To do ->
Among the lines of data below, reproduce only those from the one with "Reproduce this diagram with TikZ." through the one with "(0,0) rectangle (1977,1043);", exactly as they stand, both ends included.

Source material ->
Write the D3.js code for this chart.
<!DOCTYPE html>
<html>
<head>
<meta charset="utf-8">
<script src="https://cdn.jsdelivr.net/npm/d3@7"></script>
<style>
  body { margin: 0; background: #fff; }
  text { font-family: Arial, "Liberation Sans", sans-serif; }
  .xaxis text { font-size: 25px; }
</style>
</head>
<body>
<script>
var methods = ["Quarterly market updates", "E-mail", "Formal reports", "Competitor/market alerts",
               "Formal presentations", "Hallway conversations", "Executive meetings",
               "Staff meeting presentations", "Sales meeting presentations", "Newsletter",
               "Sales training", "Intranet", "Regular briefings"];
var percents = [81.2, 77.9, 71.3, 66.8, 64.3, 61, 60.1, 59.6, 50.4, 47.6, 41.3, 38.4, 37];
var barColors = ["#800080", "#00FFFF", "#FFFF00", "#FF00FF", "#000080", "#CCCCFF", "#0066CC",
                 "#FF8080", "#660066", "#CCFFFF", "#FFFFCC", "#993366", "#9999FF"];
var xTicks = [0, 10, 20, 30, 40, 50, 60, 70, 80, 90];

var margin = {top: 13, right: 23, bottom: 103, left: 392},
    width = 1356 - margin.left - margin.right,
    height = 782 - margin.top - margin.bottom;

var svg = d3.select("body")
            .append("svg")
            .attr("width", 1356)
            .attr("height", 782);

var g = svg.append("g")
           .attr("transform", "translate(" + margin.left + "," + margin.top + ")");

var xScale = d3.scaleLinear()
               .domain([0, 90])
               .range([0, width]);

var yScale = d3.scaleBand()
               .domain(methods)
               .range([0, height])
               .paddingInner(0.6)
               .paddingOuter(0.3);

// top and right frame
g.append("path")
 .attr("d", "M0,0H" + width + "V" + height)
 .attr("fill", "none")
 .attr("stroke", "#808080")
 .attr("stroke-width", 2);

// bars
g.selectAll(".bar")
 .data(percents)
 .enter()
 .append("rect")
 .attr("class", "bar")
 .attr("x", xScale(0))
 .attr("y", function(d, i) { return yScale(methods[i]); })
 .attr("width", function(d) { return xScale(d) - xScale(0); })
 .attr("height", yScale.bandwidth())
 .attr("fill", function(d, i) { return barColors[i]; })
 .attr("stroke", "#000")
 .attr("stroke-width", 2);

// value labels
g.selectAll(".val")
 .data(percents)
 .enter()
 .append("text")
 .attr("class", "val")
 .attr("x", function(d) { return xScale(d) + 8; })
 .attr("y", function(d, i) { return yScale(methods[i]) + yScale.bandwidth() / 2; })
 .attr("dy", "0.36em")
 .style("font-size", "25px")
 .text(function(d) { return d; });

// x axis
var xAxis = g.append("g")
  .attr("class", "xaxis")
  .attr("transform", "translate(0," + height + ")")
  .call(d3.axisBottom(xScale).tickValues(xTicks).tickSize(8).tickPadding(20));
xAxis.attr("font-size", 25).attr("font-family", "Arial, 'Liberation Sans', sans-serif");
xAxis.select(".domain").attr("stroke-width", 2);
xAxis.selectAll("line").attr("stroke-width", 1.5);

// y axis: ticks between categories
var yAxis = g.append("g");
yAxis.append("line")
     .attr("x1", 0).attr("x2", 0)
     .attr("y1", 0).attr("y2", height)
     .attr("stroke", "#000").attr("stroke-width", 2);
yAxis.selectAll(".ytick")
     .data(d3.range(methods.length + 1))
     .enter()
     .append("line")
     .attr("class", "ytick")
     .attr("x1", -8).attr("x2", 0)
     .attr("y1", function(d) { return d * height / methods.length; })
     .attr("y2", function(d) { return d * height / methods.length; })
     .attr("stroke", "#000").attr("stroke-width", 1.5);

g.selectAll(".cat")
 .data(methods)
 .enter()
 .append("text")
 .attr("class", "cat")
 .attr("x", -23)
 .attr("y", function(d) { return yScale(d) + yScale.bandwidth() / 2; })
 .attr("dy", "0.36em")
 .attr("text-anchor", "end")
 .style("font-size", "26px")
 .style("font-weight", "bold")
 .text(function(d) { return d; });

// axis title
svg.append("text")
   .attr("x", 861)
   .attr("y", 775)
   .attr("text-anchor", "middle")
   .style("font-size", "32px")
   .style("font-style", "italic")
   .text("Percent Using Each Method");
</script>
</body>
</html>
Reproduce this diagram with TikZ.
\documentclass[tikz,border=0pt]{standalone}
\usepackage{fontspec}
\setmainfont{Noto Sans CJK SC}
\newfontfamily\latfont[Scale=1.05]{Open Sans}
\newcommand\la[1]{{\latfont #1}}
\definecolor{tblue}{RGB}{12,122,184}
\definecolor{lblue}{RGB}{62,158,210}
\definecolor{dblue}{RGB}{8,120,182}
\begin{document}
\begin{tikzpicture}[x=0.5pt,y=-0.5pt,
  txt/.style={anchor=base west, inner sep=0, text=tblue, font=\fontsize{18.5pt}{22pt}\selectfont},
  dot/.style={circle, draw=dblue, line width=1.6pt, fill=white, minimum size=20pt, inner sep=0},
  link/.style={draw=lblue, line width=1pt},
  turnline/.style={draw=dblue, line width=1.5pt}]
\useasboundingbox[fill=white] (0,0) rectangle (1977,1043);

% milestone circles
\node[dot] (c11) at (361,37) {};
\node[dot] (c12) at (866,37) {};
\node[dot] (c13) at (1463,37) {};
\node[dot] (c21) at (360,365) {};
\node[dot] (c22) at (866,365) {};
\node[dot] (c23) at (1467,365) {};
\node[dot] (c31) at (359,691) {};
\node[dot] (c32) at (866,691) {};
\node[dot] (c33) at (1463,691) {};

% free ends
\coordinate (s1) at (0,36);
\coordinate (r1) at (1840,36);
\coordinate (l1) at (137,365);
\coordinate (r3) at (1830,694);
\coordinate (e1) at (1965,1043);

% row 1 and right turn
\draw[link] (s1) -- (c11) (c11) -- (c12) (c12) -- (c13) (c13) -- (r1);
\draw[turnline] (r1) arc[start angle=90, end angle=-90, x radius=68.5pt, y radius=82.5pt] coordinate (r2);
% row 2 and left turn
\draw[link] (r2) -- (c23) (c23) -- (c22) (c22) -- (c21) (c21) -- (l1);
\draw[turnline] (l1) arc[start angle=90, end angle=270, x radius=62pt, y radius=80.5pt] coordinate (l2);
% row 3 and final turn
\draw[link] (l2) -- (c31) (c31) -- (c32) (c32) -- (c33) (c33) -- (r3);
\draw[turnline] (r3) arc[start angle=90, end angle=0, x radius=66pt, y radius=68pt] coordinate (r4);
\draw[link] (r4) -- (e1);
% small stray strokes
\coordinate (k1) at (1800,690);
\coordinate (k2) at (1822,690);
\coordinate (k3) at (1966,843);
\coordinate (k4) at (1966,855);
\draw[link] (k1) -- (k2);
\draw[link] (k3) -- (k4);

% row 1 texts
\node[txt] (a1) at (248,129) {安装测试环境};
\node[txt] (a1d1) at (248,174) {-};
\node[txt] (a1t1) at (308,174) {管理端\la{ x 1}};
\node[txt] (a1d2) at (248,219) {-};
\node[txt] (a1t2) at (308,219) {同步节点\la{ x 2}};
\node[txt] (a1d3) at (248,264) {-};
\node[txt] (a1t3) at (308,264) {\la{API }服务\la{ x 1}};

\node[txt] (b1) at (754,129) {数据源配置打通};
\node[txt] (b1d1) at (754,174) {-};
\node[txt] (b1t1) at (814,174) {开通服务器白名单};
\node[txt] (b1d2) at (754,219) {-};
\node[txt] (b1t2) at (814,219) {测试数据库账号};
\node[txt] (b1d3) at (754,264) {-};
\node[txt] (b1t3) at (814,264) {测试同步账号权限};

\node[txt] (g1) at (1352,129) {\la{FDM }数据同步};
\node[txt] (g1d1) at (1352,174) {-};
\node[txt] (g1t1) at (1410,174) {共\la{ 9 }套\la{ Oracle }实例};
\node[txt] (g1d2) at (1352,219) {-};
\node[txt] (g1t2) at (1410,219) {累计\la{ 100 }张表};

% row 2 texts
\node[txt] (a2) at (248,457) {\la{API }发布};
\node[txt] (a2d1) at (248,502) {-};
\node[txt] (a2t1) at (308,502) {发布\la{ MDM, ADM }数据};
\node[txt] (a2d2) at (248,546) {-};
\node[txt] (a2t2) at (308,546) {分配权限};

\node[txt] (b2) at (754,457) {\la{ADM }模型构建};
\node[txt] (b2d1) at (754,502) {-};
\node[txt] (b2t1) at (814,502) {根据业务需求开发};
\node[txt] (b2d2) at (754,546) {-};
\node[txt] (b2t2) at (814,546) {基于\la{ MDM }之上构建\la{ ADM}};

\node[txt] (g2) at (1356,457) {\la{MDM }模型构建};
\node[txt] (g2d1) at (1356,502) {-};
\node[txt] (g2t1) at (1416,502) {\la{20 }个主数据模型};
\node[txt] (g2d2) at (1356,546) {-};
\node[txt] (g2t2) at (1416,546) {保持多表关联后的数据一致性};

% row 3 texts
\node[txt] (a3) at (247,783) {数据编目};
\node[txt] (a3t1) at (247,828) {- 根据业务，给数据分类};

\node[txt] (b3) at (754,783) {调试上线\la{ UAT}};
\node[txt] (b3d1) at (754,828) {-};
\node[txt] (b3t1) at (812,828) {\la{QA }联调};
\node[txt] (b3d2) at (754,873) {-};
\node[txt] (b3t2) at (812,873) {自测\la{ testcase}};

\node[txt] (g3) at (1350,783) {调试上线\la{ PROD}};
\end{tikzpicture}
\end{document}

Task response ->
Reproduce this diagram with TikZ.
\documentclass[tikz,border=0pt]{standalone}
\usepackage{fontspec}
\setmainfont{Noto Sans CJK SC}
\newfontfamily\latfont[Scale=1.05]{Open Sans}
\newcommand\la[1]{{\latfont #1}}
\definecolor{tblue}{RGB}{12,122,184}
\definecolor{lblue}{RGB}{62,158,210}
\definecolor{dblue}{RGB}{8,120,182}
\begin{document}
\begin{tikzpicture}[x=0.5pt,y=-0.5pt,
  txt/.style={anchor=base west, inner sep=0, text=tblue, font=\fontsize{18.5pt}{22pt}\selectfont},
  dot/.style={circle, draw=dblue, line width=1.6pt, fill=white, minimum size=20pt, inner sep=0},
  link/.style={draw=lblue, line width=1pt},
  turnline/.style={draw=dblue, line width=1.5pt}]
\useasboundingbox[fill=white] (0,0) rectangle (1977,1043);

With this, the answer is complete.